Prosecutors are expected to call Bernal and other Millennium traffickers
who have also cut plea deals to testify against Ochoa.

Black says those cooperating would say anything to help themselves. Their
testimony, he said, was "purchased" under a controversial government
program overseen by longtime DEA and FBI informant Baruch Vega.

Vega had grown cozy with Colombia's top drug traffickers over the years.
The brazen Miami Beach fashion photographer allegedly assured them that he
could persuade his DEA contacts to go easy on them -- in return for a hefty
fee. He said some of the money would be used to pay off U.S. officials.

'Gross Misconduct'

As the Millennium case gathered steam, Vega also enlisted Carlos Castano, a
right-wing paramilitary leader in Colombia, to pressure the traffickers to
surrender for extradition or face violent consequences from his soldiers.

Earlier this year, Black tried to have the entire Millennium case
dismissed, citing the "gross misconduct" of prosecutors and DEA agents.
Black argued they turned their heads while Vega allegedly pocketed millions
from traffickers who will now be testifying against Ochoa.

Ryan acknowledged that DEA should have kept a tighter leash on Vega.
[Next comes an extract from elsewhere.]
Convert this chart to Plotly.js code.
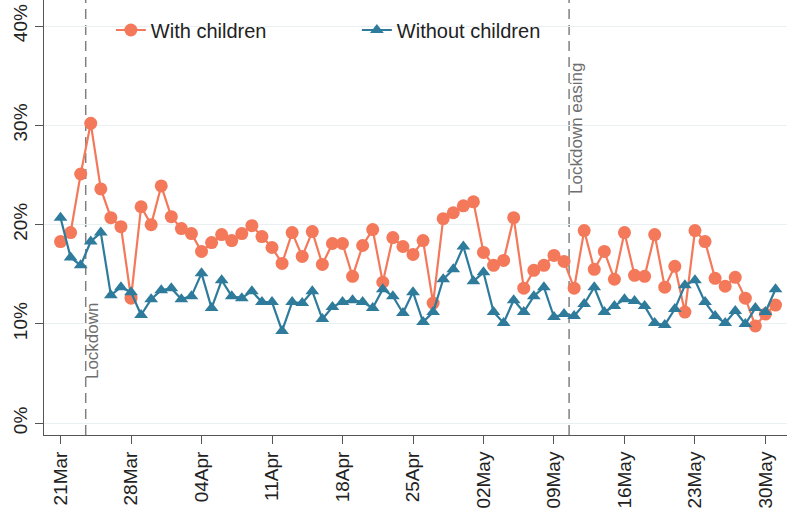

But he
added that no witnesses received special treatment from prosecutors based
on Vega's ruses.

The Vega episode embarrassed U.S. officials. At one point, the FBI arrested
him and an associate on obstruction of justice charges, which were later
dropped. Two Miami-based DEA agents, David Tinsley and Larry Castillo, were
suspended for more than two years while the Justice Department probed
Vega's operation.

Joe Kilmer, spokesman for the DEA's Miami field office, declined comment.